No book on making better judgments, of course, particularly better judgments in forecasting, would be complete without the mention of Superforecasters, and certainly not one co-authored by such a luminary of human judgment as Kahneman.

Superforecasters (discussed in detail in chapters 18 and 21 of the book) are a select group who “reliably out-predict their less-than-super peers” because they are able to consistently overcome both bias and noise. One could say, the Superforecasters are not only actively open-minded—they are also super quiet in their forecasts.

“What makes the Superforecasters so good?” the authors ask. For one, they are “unusually intelligent” and “unusually good with numbers.” But that’s not it.

“Their real advantage,” according to Kahneman, Sibony, and Sunstein, “is not their talent at math; it is their ease in thinking analytically and probabilistically.”

Noise identifies other qualities that set the Superforecasters apart from regular forecasters:

    • Willingness and ability to structure and disaggregate problems;
    • Taking the outside view;
    • Systematically looking for base rates.

In short, it’s not just their natural intelligence. It’s how they use it.

Not everyone is a good forecaster, of course, and while crowds are usually better than individuals, not every crowd is equally wise.

“It is obvious that in any task that requires judgment, some people will perform better than others will. Even a wisdom-of-crowds aggregate of judgments is likely to be better if the crowd is composed of more able people,” the authors state.

Good Judgment’s Superforecasters are unique, with an unbeaten track record, among a myriad of individual forecasters and forecasting firms. Kahneman, Sibony, and Sunstein are not surprised:

“Judgments are both less noisy and less biased when those who make them are well trained, are more intelligent, and have the right cognitive style.”

Good Judgment’s Training Reduces Noise

“Well trained” is a key word here. When the Superforecasters were discovered in “some of the most innovative work on the quality of forecasting”—the Good Judgment Project (GJP, 2011-2016)—they were the top 2% among thousands of volunteers. That doesn’t mean, however, that the rest of the world is doomed to drown in noisy decision-making. It is not an either-you-have-it-or-you-don’t skill.

According to Kahneman, Sibony, and Sunstein, “people can be trained to be superforecasters or at least to perform more like them.”

Good Judgment Inc’s online training and workshops do just that.

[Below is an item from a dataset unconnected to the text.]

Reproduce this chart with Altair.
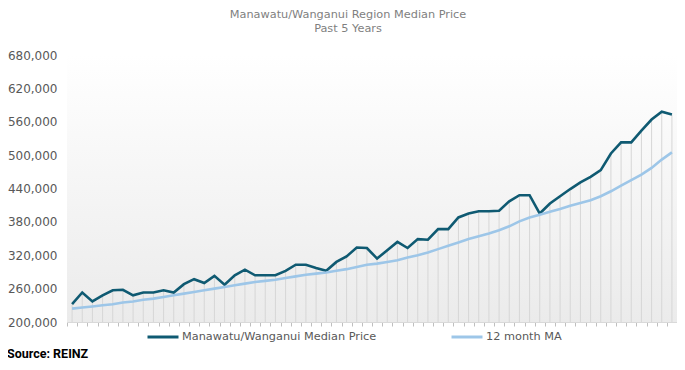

Based on the concepts taught in the GJP training, these workshops are designed to reduce psychological biases—which, in turn, results in less noise.

Kahneman and colleagues explain how this works, citing the BIN (bias, information, and noise) model for forecasting developed by Ville Satopää, Marat Salikhov, and Good Judgment’s co-founders Phil Tetlock and Barb Mellers:

“When they affect different individuals on different judgments in different ways, psychological biases produce noise. … As a result, training forecasters to fight their psychological biases works—by reducing noise.”

Good Judgment’s training also focuses on teaming, another effective method scientifically demonstrated to reduce noise.

According to Kahneman, Sibony, and Sunstein, both private and public organizations—and the society at large—stand to gain much from reducing noise. “Should they do so, organizations could reduce widespread unfairness—and reduce costs in many areas,” the authors write. And the Superforecasters are an example for decision-makers to emulate in these efforts.